Wir sind in der Psychiatrie (immer noch) weit entfernt von einem integrativen Modell, welches den klassischen Dualismus von naturwissenschaftlichen Kausalitätsvorstellungen und Erklärungen psychischer Prozesse auf der einen Seite und einem auf Sinn und Bedeutung hin ausgerichteten hermeneutischen Verstehen psychischer und sozialer Zusammenhänge auf der anderen Seite in den Humanwissenschaften widerspruchsfrei überwinden liesse. Gefordert und vielfach auch bereits erprobt ist weniger eine metatheoretische Vereinheitlichung, denn vielmehr ein Dialog im Sinn von Wittgensteins «Sprachspielen» (Wittgenstein 1978), welcher die subjektive Erstperson-Perspektive auf Augenhöhe mit der objektivierenden Drittpersonen-Perspektive gelten lässt und sie nicht als Epiphänomen auf letztere restringiert. Ebenso gilt es gerade auch in psychotherapeutischen Kontexten die interaktionellen Aspekte, die Zweitpersonen-Perspektive also, im Blick auf psychische Phänomene und deren Verständnis ernst zu nehmen. Gerne möchte ich mich dafür einsetzen, dass das Schweizer Archiv weiterhin in solch breiter Ausrichtung und thematischer Fächerung eine Plattform bietet für einen wertschätzenden und bereichernden Dialog zwischen den spezifischen Wissenschaften, Forschungsansätzen, klinisch-praktischem Erfahrungswissen und unterschiedlichen Standpunkten, die mit verschiedenen Methoden und Wahrheitskriterien überprüft werden sollen.
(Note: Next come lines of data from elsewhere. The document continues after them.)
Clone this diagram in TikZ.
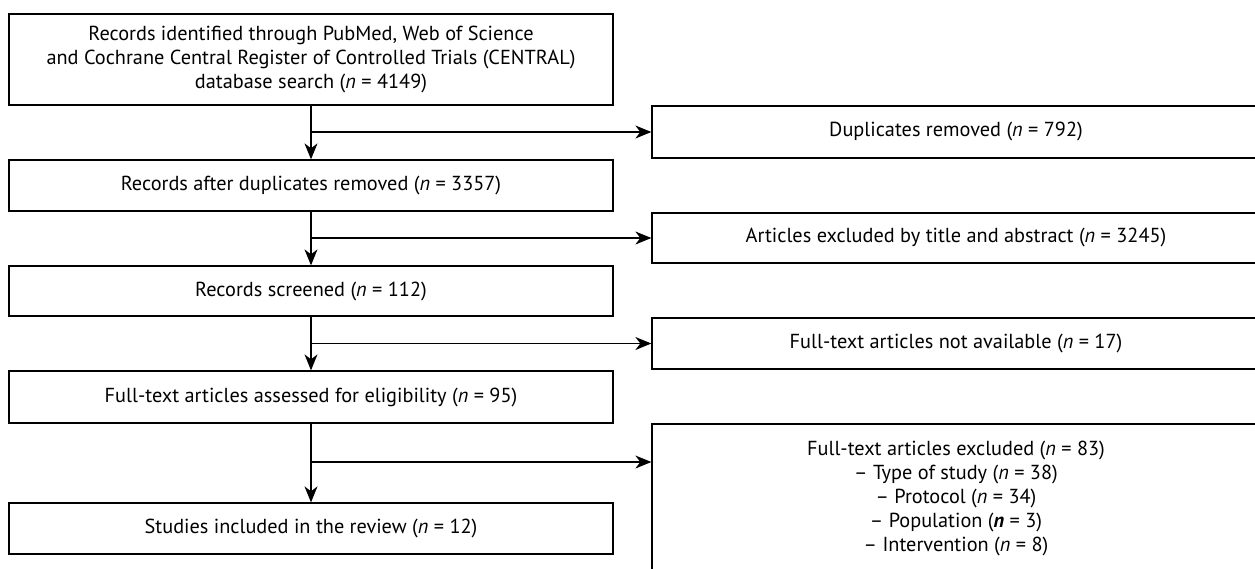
\documentclass[tikz,border=0pt]{standalone}
\usepackage{fontspec}
\setmainfont{PT Sans}
\usetikzlibrary{arrows.meta}
\tikzset{
  rec/.style={draw, line width=1.3pt, align=center, inner sep=0pt,
    font=\fontsize{20.3}{24}\selectfont},
  leftrec/.style={rec, minimum width=604pt},
  rightrec/.style={rec, minimum width=608pt},
  flow/.style={line width=1.3pt, -{Stealth[length=16pt,width=13pt,inset=5pt]}}
}
\begin{document}
\begin{tikzpicture}[x=1pt,y=-1pt]
\useasboundingbox (0,0) rectangle (1255,568);
% main column
\node[leftrec, minimum height=91pt] (ident) at (311,59.5)
  {Records identified through PubMed, Web of Science\\
   and Cochrane Central Register of Controlled Trials (CENTRAL)\\
   database search (\textit{n} = 4149)};
\node[leftrec, minimum height=51pt] (after) at (311,185.5)
  {Records after duplicates removed (\textit{n} = 3357)};
\node[leftrec, minimum height=50pt] (screen) at (311,291)
  {Records screened (\textit{n} = 112)};
\node[leftrec, minimum height=52pt] (assess) at (311,397)
  {Full-text articles assessed for eligibility (\textit{n} = 95)};
\node[leftrec, minimum height=51pt] (incl) at (311,528.5)
  {Studies included in the review (\textit{n} = 12)};
% excluded column
\node[rightrec, minimum height=52pt] (dupl) at (956,132)
  {Duplicates removed (\textit{n} = 792)};
\node[rightrec, minimum height=50pt] (title) at (956,238)
  {Articles excluded by title and abstract (\textit{n} = 3245)};
\node[rightrec, minimum height=51pt] (navail) at (956,343.5)
  {Full-text articles not available (\textit{n} = 17)};
\node[rightrec, minimum height=148pt] (fulltext) at (956,498)
  {Full-text articles excluded (\textit{n} = 83)\\
   -- Type of study (\textit{n} = 38)\\
   -- Protocol (\textit{n} = 34)\\
   -- Population (\textbf{\textit{n}} = 3)\\
   -- Intervention (\textit{n} = 8)};
% branch points
\coordinate (j1) at (ident.south |- dupl.west);
\coordinate (j2) at (after.south |- title.west);
\coordinate (j3) at (screen.south |- navail.west);
\coordinate (j4) at (311,462);
% arrows
\draw[flow] (ident) -- (after);
\draw[flow] (after) -- (screen);
\draw[flow] (screen) -- (assess);
\draw[flow] (assess) -- (incl);
\draw[flow] (j1) -- (dupl.west);
\draw[flow] (j2) -- (title.west);
\draw[flow] (j3) -- (navail.west);
\draw[flow] (j4) -- (j4 -| fulltext.west);
\end{tikzpicture}
\end{document}
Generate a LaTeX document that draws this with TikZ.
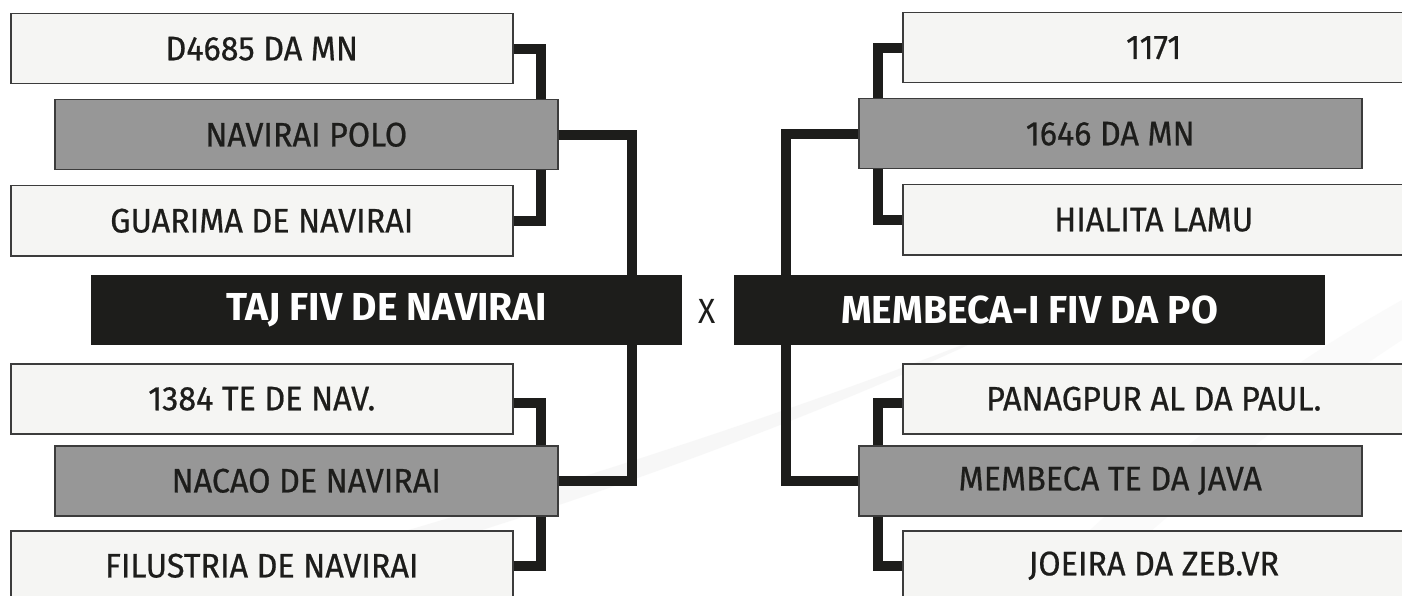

Um solche herausfordernde Auseinandersetzungen der Dialogpartnerinnen und -partner aus Forschung, Lehre und klinischer Praxis weiter zu fördern, sind wir in der Redaktion um eine breite Rezeption bemüht. Die Zeitschrift soll insbesondere auch für junge Kolleginnen und Kollegen attraktiv sein als Publikationsorgan ihrer Arbeiten. Gefordert sind Artikel, die einem hohen Qualitätsanspruch genügen, der weiterhin über ein Peer-Review-Verfahren gewährleistet sein soll. Dabei sind wir sehr interessiert an empirischen und englischsprachigen Originalarbeiten, aber auch zugleich überzeugt, dass die Qualität von Forschungsarbeiten sich nicht allein am Grad der empirischen Fundierung und Evidenzbasierung bemisst. Die Redaktion begrüsst also ebenso auch Reviews und Beiträge konzeptueller Art, Theoriediskussionen, Reflexionen philosophischer Grundlagen der Psychiatrie und Psychopathologie sowie der gesellschaftlichen und kulturellen Hintergründe des Fachs, um das gewünschte Profil zu schärfen und die hohe Qualität zu erhalten.

Ich freue mich, mich in den nächsten Jahren für den facettenreichen Dialog mit Autorinnen und Autoren und Ihnen als Leserinnen und Leser einsetzen zu können im Wissen um unsere gute Zusammenarbeit im Redaktionsteam sowie mit dem Verlag.